### [GIVEN RECORDS]
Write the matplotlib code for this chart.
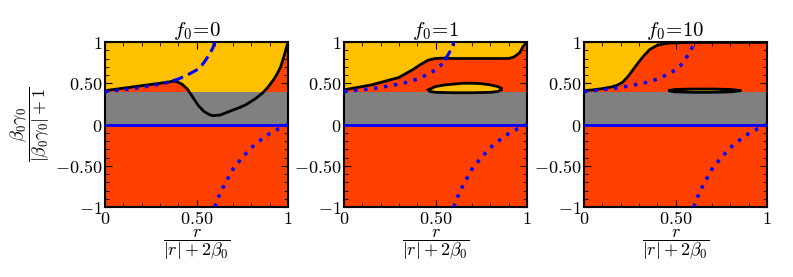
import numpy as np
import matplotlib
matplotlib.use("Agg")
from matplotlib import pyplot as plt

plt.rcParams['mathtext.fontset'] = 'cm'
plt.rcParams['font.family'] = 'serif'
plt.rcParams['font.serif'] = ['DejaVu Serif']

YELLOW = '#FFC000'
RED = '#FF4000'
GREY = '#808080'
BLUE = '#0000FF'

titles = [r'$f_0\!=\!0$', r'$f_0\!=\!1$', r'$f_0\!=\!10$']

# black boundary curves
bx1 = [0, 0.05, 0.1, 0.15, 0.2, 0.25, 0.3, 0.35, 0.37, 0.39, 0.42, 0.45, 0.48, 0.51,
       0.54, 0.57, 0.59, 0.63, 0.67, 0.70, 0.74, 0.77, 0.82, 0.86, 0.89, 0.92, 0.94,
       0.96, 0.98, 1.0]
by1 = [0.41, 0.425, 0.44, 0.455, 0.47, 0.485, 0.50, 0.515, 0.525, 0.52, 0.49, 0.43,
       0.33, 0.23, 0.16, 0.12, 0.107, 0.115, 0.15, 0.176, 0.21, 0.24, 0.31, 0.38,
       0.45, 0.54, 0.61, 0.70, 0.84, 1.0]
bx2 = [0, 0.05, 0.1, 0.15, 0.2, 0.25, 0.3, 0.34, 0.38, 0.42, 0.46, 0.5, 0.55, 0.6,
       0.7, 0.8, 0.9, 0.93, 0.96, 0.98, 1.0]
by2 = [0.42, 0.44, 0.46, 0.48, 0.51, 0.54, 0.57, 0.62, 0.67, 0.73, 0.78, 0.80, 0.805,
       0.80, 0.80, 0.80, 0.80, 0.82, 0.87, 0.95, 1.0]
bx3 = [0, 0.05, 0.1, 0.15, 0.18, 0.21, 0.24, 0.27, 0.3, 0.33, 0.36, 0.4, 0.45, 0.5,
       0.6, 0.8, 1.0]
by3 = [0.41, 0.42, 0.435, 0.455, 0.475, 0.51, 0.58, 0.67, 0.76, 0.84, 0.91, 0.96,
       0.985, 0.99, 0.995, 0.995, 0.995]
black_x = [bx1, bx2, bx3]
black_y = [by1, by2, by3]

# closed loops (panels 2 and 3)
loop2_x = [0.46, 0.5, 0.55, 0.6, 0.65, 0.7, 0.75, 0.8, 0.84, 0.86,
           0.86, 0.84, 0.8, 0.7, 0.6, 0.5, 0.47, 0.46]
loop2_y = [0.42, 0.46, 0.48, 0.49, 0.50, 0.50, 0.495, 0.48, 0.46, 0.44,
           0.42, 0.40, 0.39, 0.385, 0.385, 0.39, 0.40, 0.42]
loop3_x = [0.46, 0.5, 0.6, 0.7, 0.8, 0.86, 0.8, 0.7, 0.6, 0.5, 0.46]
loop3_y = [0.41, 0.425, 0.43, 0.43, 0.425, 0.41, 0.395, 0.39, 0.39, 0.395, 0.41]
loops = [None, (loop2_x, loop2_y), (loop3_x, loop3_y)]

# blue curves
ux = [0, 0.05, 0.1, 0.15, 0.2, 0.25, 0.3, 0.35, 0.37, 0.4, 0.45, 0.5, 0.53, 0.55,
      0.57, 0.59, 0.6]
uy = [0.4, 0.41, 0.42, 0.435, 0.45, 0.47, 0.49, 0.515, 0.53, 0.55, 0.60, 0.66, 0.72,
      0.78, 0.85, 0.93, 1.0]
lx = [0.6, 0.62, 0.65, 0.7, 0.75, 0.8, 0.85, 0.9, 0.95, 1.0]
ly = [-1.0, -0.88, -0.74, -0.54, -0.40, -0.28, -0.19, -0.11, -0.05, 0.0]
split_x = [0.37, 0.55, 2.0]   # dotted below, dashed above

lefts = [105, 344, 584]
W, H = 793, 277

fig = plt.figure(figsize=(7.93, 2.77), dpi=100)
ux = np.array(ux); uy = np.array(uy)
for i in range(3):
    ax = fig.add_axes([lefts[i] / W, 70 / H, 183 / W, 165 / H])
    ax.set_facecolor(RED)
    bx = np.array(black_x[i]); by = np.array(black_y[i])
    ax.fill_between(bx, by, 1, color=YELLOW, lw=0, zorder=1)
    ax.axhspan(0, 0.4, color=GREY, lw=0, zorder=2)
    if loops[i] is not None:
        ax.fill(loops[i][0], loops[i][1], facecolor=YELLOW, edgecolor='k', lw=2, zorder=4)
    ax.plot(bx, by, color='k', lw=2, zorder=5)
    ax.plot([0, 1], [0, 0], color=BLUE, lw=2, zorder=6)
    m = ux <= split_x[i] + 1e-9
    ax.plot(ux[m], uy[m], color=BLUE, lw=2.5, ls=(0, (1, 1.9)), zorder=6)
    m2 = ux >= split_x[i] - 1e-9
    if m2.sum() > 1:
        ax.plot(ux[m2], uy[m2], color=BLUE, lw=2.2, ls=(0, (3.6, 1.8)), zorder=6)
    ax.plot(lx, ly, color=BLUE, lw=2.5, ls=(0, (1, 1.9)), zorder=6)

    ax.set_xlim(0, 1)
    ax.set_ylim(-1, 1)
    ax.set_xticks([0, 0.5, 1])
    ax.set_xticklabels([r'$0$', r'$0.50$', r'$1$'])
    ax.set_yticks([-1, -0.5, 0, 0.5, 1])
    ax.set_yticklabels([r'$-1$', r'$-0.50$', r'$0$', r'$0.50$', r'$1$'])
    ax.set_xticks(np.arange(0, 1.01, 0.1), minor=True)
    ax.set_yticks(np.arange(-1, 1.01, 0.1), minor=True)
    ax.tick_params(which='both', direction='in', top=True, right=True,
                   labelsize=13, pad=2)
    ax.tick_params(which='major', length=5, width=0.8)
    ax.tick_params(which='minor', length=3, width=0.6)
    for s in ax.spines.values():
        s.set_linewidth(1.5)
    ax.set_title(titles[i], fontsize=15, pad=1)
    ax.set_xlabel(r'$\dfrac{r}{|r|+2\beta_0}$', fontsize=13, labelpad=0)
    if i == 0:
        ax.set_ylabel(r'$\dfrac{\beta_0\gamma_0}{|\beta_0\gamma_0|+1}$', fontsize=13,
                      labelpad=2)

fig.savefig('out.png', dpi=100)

---

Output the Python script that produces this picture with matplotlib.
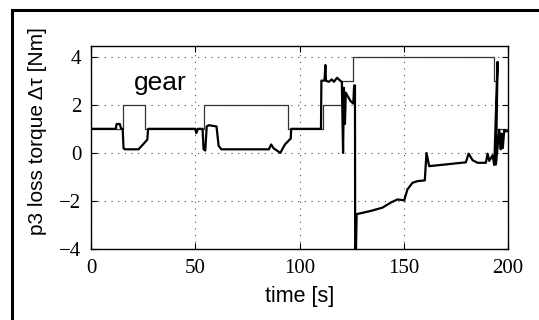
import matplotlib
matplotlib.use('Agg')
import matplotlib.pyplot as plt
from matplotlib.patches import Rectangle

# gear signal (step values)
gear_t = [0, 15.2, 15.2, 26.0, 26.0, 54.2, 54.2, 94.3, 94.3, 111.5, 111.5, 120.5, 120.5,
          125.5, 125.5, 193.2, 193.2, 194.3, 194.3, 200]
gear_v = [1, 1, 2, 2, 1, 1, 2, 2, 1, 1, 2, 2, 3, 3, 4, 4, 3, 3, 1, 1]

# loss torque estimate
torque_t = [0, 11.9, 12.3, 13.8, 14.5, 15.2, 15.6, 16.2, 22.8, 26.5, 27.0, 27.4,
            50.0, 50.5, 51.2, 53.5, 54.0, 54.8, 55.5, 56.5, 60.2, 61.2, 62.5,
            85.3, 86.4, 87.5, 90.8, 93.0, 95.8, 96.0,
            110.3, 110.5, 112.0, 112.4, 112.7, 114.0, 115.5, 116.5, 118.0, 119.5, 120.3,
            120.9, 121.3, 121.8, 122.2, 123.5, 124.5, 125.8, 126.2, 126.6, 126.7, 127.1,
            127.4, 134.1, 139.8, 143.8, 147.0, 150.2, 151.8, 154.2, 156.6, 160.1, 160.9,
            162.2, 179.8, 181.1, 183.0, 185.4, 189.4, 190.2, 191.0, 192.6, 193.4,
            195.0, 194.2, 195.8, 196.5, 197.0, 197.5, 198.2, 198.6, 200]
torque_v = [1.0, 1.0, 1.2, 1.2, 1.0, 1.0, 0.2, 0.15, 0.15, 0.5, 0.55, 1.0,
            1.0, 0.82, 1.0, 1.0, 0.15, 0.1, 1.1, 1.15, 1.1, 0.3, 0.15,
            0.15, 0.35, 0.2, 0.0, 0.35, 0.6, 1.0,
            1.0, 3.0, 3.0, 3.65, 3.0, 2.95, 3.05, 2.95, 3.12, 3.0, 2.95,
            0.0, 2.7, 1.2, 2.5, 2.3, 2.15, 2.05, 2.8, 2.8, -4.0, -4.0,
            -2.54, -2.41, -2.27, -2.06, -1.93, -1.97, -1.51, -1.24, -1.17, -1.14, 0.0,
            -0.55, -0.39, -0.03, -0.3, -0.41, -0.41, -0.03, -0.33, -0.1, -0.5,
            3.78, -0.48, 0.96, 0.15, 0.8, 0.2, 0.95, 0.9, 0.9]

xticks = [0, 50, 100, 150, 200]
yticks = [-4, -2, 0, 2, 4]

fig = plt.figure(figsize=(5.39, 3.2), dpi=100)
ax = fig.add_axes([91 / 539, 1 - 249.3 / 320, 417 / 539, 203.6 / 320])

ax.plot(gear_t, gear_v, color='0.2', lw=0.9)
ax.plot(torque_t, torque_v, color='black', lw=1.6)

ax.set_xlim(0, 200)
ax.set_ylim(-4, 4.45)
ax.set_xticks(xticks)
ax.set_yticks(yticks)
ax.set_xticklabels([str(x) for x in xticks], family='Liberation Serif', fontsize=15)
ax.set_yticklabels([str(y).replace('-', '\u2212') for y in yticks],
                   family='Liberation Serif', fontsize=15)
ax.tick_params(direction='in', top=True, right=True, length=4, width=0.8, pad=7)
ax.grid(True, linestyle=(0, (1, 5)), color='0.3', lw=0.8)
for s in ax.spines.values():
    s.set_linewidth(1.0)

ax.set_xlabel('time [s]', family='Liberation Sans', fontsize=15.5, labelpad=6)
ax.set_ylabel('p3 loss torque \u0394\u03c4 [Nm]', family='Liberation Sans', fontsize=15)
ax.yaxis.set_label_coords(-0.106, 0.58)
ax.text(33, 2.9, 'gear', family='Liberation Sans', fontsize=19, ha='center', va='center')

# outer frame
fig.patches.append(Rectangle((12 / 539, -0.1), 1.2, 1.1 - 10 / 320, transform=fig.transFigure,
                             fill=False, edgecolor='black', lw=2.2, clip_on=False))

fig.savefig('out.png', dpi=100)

---

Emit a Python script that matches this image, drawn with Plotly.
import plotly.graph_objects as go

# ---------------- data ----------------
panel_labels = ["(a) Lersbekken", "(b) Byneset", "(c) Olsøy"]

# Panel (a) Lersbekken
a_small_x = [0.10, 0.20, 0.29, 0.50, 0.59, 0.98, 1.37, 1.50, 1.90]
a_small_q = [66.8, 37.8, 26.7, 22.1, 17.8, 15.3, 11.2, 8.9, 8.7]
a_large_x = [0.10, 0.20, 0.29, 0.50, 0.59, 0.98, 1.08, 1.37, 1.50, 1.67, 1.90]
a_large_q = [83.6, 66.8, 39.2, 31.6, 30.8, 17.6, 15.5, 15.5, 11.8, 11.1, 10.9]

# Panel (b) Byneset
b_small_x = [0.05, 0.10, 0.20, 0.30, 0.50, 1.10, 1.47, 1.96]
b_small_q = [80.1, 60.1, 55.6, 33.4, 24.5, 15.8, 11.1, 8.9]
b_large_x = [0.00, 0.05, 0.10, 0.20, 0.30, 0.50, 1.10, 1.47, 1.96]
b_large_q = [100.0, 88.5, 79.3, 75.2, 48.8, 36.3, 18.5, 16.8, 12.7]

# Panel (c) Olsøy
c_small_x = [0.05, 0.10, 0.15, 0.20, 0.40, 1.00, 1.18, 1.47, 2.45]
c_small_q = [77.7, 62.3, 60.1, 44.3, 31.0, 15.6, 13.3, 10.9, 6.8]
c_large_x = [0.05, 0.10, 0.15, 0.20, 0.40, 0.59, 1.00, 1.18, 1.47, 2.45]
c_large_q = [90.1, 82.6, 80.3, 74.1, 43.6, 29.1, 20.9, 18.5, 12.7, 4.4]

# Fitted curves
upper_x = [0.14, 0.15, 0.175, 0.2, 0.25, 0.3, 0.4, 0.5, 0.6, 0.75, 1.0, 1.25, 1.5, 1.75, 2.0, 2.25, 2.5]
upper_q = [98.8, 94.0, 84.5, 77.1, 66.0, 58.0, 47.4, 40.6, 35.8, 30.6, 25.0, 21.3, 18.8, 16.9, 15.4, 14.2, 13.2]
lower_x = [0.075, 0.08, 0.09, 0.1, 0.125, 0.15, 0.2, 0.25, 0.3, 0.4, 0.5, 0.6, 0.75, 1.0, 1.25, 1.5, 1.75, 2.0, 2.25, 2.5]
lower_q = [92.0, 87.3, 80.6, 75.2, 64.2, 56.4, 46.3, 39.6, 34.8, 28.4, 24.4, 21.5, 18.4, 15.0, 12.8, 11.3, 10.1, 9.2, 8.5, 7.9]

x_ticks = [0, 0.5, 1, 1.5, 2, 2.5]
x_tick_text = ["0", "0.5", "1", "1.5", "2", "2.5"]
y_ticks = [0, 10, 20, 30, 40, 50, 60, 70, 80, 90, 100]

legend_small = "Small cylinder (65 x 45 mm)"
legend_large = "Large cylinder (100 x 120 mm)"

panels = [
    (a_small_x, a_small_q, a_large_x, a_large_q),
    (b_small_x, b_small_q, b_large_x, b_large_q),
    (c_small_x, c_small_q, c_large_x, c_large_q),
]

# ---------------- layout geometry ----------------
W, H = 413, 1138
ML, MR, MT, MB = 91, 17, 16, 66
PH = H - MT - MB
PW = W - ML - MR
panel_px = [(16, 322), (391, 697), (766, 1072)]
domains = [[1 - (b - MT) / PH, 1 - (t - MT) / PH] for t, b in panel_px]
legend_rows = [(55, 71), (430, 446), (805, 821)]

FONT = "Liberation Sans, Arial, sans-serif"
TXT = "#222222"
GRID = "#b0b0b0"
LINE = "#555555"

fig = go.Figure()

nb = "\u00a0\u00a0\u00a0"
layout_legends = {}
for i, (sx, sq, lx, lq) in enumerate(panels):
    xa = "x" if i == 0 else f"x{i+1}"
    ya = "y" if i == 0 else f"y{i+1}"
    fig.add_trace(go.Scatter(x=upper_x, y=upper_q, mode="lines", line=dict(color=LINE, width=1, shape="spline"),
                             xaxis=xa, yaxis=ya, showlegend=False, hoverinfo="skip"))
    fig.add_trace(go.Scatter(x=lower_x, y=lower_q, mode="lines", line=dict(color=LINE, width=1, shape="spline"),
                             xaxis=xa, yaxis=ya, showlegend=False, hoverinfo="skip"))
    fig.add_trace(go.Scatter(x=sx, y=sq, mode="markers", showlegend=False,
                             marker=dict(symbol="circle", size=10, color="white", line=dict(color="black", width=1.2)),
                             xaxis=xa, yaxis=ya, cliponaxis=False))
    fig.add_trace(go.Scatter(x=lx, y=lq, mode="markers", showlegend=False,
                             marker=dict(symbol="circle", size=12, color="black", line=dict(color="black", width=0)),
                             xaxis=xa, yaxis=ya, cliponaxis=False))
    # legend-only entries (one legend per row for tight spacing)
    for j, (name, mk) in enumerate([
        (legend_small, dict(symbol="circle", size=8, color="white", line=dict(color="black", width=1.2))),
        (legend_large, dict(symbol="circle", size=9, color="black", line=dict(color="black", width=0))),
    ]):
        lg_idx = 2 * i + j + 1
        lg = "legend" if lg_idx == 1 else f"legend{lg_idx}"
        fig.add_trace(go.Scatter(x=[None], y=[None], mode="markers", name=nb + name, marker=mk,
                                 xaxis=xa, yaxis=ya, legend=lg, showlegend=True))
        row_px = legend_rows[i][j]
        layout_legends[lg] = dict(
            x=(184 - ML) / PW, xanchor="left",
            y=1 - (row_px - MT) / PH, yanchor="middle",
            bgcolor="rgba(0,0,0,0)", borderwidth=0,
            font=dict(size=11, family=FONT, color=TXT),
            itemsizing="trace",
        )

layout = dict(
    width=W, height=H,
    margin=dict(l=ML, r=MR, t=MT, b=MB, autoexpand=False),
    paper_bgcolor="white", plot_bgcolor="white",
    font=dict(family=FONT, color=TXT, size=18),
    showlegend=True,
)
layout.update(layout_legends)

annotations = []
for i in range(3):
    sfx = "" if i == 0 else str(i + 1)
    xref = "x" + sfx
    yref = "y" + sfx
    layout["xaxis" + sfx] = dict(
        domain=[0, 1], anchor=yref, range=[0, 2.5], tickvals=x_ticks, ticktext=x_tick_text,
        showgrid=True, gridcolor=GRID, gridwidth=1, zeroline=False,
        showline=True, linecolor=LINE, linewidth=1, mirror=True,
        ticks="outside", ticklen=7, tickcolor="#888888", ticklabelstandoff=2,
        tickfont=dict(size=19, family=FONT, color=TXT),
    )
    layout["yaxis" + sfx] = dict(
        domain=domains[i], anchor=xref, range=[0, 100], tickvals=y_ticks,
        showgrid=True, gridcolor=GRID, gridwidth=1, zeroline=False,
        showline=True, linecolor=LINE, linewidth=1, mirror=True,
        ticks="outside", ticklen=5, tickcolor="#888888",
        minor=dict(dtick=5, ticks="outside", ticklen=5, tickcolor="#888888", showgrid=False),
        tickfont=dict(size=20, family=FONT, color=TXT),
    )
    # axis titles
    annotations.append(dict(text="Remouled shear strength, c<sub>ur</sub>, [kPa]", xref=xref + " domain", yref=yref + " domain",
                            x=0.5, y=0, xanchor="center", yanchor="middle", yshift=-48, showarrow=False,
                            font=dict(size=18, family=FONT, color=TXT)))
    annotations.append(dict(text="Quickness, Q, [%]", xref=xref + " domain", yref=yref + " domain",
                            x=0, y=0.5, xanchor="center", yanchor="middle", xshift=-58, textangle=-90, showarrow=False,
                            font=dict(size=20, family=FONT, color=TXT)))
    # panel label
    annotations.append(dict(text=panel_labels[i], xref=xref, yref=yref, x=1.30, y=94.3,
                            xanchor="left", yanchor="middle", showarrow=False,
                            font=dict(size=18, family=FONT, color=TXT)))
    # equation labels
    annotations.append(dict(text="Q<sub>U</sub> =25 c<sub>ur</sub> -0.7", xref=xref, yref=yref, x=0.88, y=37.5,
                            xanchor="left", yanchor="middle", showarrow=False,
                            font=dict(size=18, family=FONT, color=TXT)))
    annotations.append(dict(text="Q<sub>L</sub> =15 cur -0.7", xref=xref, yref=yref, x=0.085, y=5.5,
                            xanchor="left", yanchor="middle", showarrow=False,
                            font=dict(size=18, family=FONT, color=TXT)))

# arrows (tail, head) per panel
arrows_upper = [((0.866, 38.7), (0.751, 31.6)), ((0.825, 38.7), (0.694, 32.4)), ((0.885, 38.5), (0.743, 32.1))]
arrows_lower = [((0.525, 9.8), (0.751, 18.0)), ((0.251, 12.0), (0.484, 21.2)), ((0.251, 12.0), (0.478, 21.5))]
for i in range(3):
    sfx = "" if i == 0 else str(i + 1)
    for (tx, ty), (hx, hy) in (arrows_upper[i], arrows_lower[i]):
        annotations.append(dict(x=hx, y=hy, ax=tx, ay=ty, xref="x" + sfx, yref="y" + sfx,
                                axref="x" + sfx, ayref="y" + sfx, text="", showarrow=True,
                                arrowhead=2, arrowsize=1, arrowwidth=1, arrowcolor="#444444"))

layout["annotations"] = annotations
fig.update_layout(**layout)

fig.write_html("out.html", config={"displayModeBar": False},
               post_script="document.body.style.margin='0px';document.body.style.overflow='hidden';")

### [PROBLEM TO WORK ON]
Make an exact copy of the lines from the one that contains "Output the Python" through the one that contains "4, 3, 3, 1, 1]", both included, and no other lines. Pictures are skipped.

### [CORRECT OUTPUT]
Output the Python script that produces this picture with matplotlib.
import matplotlib
matplotlib.use('Agg')
import matplotlib.pyplot as plt
from matplotlib.patches import Rectangle

# gear signal (step values)
gear_t = [0, 15.2, 15.2, 26.0, 26.0, 54.2, 54.2, 94.3, 94.3, 111.5, 111.5, 120.5, 120.5,
          125.5, 125.5, 193.2, 193.2, 194.3, 194.3, 200]
gear_v = [1, 1, 2, 2, 1, 1, 2, 2, 1, 1, 2, 2, 3, 3, 4, 4, 3, 3, 1, 1]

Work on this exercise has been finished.